Create a register array \(M\) of length \(m\), initialized to all zeros.

Step 2: Adding Elements

Compute the hash value h(x) for element x (e.g., using MurmurHash64).
Take the first b bits of h(x) as the bucket index \(j\) (value range \(0 \sim m-1\)).
Starting from the b+1th bit, count the number of consecutive zeros \(\rho\) (stop upon encountering a 1). The maximum possible value of \(\rho\) is 64-b.
- Example: If b=4, h(x)=001101..., the first 4 bits 0011 correspond to bucket 3. The remaining bits start with 01..., the first bit is 0, the second bit is 1, so \(\rho=1\).
Update the bucket: \(M[j] = \max(M[j], \rho)\).

Step 3: Estimating Cardinality

Calculate the harmonic mean of all buckets:

\[ Z = \left( \sum_{j=0}^{m-1} 2^{-M[j]} \right)^{-1} \]

Estimation formula:

\[ E = \alpha_m \cdot m^2 \cdot Z \]

\(\alpha_m\) is a correction factor (0.673 for \(m=16\), 0.697 for \(m=32\), 0.709 for \(m=64\), and for \(m \geq 128\), \(\alpha_m \approx 0.7213/(1+1.079/m)\)).

Adjust for special cases:
- If \(E \leq 2.5m\) and empty buckets exist, use linear counting instead (\(E = m \log(m/V)\), where \(V\) is the number of empty buckets).
- If \(E > \frac{2^{64}}{30}\), adjust to \(E = -2^{64} \log(1 - E/2^{64})\) (to prevent overflow for extremely large cardinalities).

Error and Memory Analysis

Memory Usage: The maximum \(\rho\) value stored per bucket does not exceed 64-b, requiring \(\log_2(64-b)\) bits.

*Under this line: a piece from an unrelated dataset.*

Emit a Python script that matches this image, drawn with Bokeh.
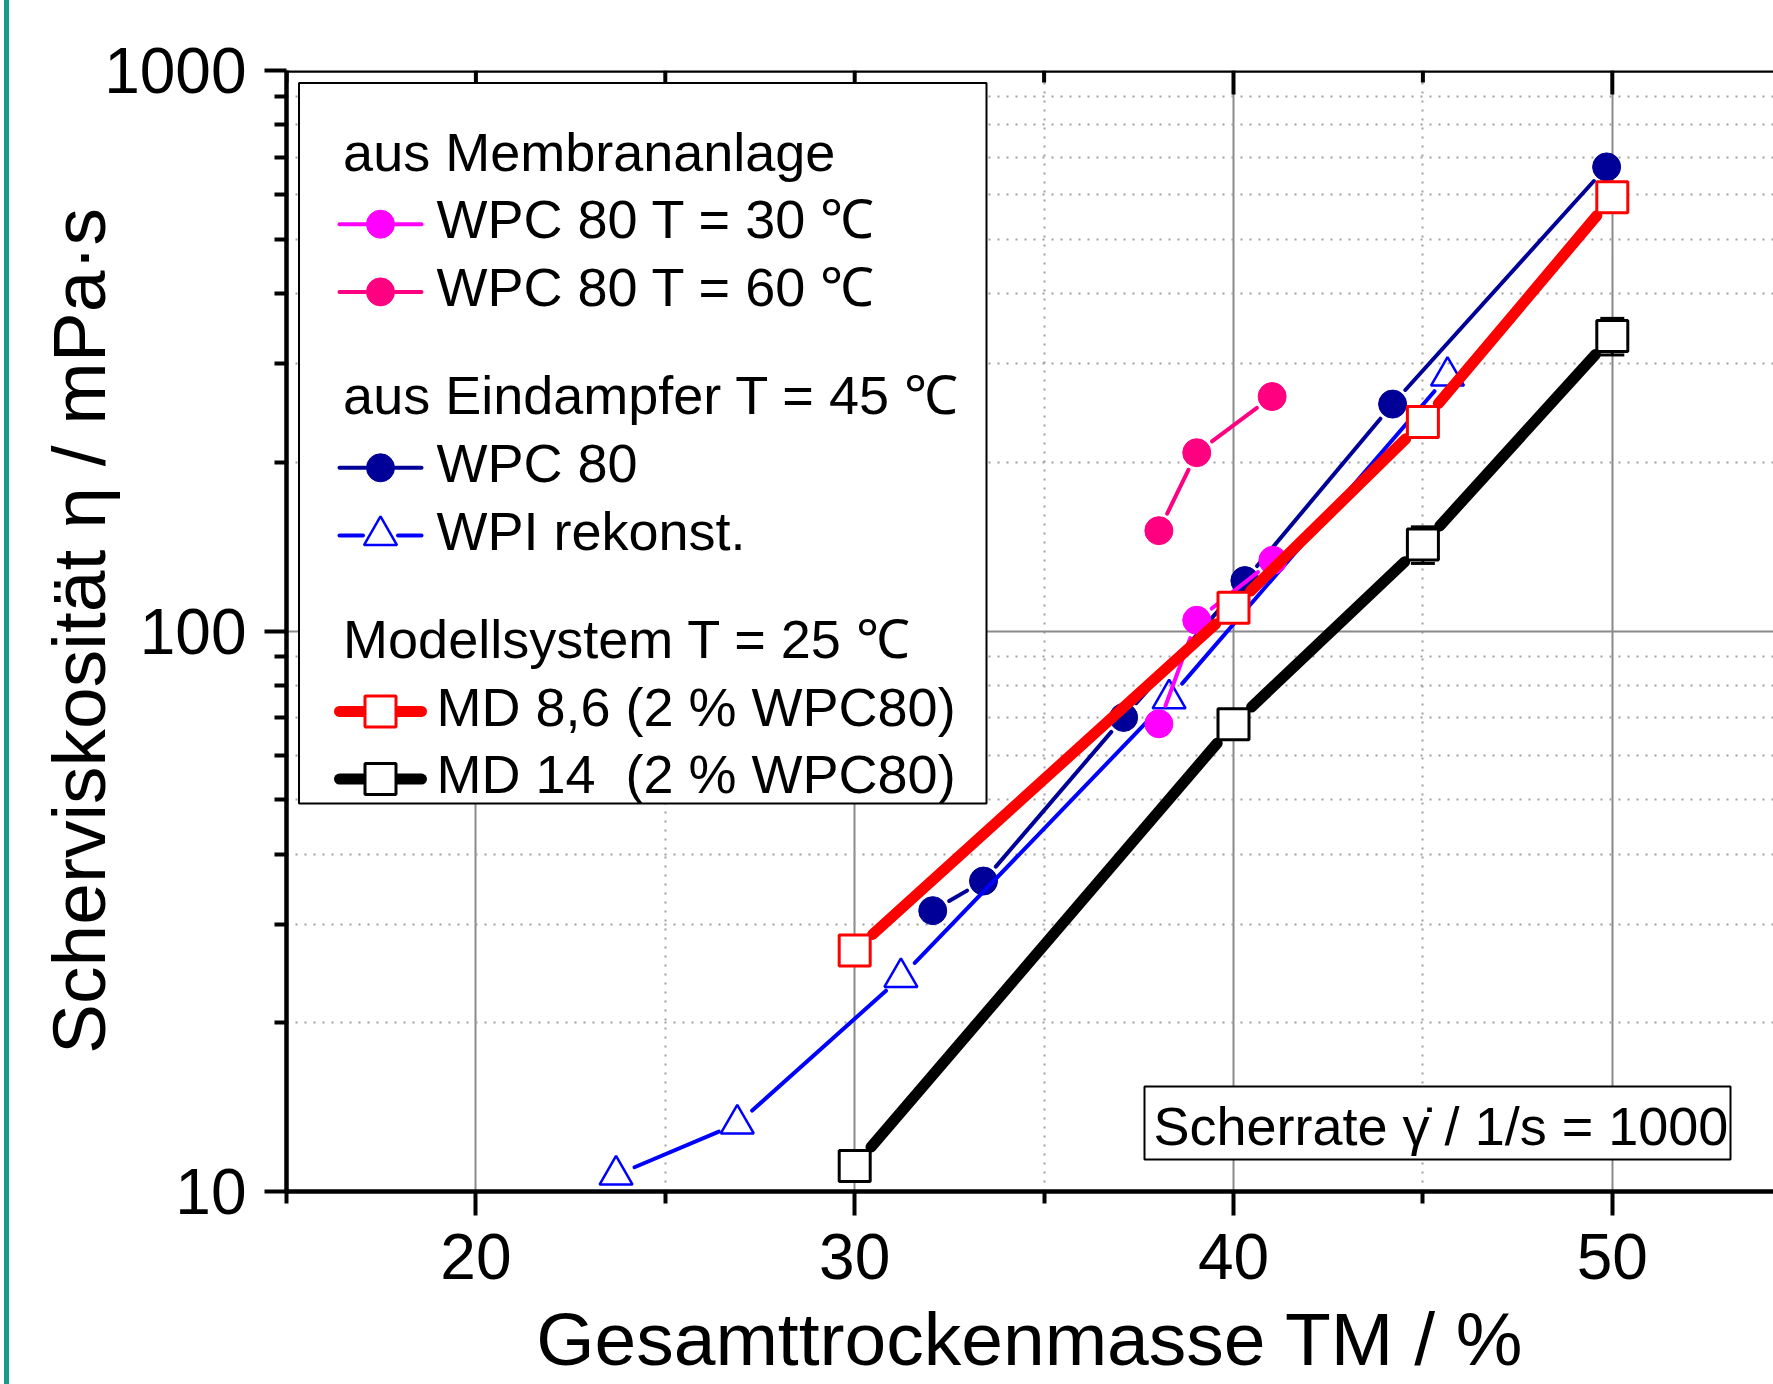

For example, with b=12, each bucket requires 6 bits, total memory is \(4096 \times 6 \ \text{bit} \approx 3\text{KB}\).
Error Rate: The standard error is approximately \(1.04/\sqrt{m}\). For m=4096, the error is about 1.6%.

Application Scenarios

Website UV Statistics: Count the number of unique daily visitors; merging HLL structures from multiple days enables deduplication.
Database Query Optimization: Pre-estimate intermediate data sizes for join operations to assist query plan generation.
Network Traffic Analysis: Count the number of distinct source IPs in distributed environments.

Comparison with Other Cardinality Estimation Methods

Linear Counting: Suitable for small cardinalities; memory grows linearly with cardinality.
LogLog: The predecessor of HLL, uses arithmetic mean instead of harmonic mean, resulting in higher error.
HyperLogLog++: Google's improved version, optimizes sparse data representation and bias correction.

Through bucketization and harmonic mean, HLL achieves high-precision cardinality estimation with limited memory, making it the tool of choice for big data deduplication and statistics.